*What is asked*
Report, as a bare number, how many lines hold "this".

*Provided records*
++++++
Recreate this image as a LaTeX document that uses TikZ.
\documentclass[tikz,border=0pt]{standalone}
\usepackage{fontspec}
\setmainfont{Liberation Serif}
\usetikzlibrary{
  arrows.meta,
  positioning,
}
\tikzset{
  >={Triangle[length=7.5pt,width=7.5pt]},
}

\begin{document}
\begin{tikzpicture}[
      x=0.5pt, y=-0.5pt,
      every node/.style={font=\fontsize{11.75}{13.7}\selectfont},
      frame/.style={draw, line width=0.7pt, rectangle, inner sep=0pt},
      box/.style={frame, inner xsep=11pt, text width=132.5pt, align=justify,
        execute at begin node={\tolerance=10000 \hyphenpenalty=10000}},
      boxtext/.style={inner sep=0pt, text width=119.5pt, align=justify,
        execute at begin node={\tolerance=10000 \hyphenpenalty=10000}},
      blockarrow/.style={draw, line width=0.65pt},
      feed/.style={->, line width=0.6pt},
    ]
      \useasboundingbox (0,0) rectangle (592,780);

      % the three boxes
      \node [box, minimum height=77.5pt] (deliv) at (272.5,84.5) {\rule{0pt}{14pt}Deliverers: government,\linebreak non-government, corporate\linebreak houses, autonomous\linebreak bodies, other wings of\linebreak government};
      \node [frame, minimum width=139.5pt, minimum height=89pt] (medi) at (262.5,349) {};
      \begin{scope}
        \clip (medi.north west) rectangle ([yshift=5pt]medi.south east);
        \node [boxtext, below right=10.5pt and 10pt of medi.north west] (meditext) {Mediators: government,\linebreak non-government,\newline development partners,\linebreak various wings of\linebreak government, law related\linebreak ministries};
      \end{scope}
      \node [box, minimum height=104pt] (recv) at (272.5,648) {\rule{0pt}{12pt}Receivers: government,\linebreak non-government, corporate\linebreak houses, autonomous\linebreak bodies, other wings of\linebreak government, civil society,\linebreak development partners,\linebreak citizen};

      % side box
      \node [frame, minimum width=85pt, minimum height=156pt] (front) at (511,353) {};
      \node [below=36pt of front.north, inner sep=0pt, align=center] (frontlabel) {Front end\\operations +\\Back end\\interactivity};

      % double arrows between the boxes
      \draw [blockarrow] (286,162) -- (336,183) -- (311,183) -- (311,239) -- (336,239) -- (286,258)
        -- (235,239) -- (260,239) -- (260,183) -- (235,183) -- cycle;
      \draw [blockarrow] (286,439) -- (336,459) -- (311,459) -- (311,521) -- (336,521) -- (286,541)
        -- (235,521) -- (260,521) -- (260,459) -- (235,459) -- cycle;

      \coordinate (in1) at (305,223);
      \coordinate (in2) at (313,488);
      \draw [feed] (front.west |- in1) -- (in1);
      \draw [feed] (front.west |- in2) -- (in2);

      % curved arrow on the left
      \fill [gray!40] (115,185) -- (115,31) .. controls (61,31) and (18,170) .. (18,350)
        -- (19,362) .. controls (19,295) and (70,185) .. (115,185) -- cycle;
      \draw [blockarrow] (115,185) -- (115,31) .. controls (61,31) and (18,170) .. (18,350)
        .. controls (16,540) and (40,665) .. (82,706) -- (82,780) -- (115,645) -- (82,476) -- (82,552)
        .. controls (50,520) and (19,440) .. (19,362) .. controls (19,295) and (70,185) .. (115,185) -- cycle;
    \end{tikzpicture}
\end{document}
++++++
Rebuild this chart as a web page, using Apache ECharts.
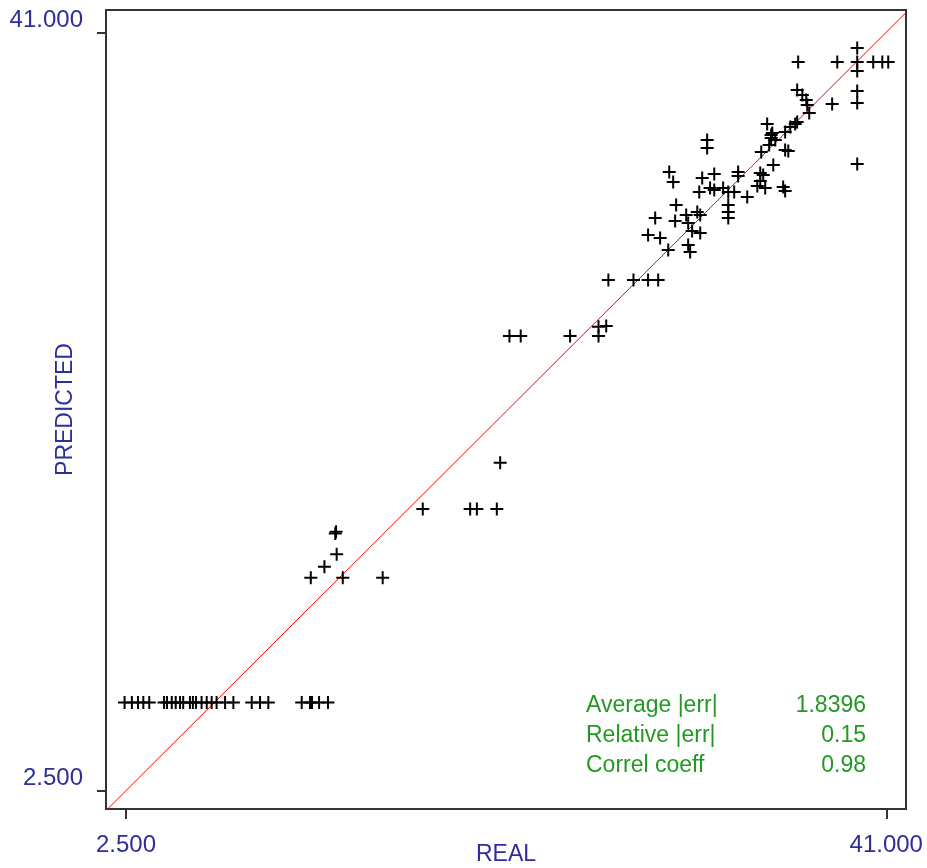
++++++
*Written answer*
2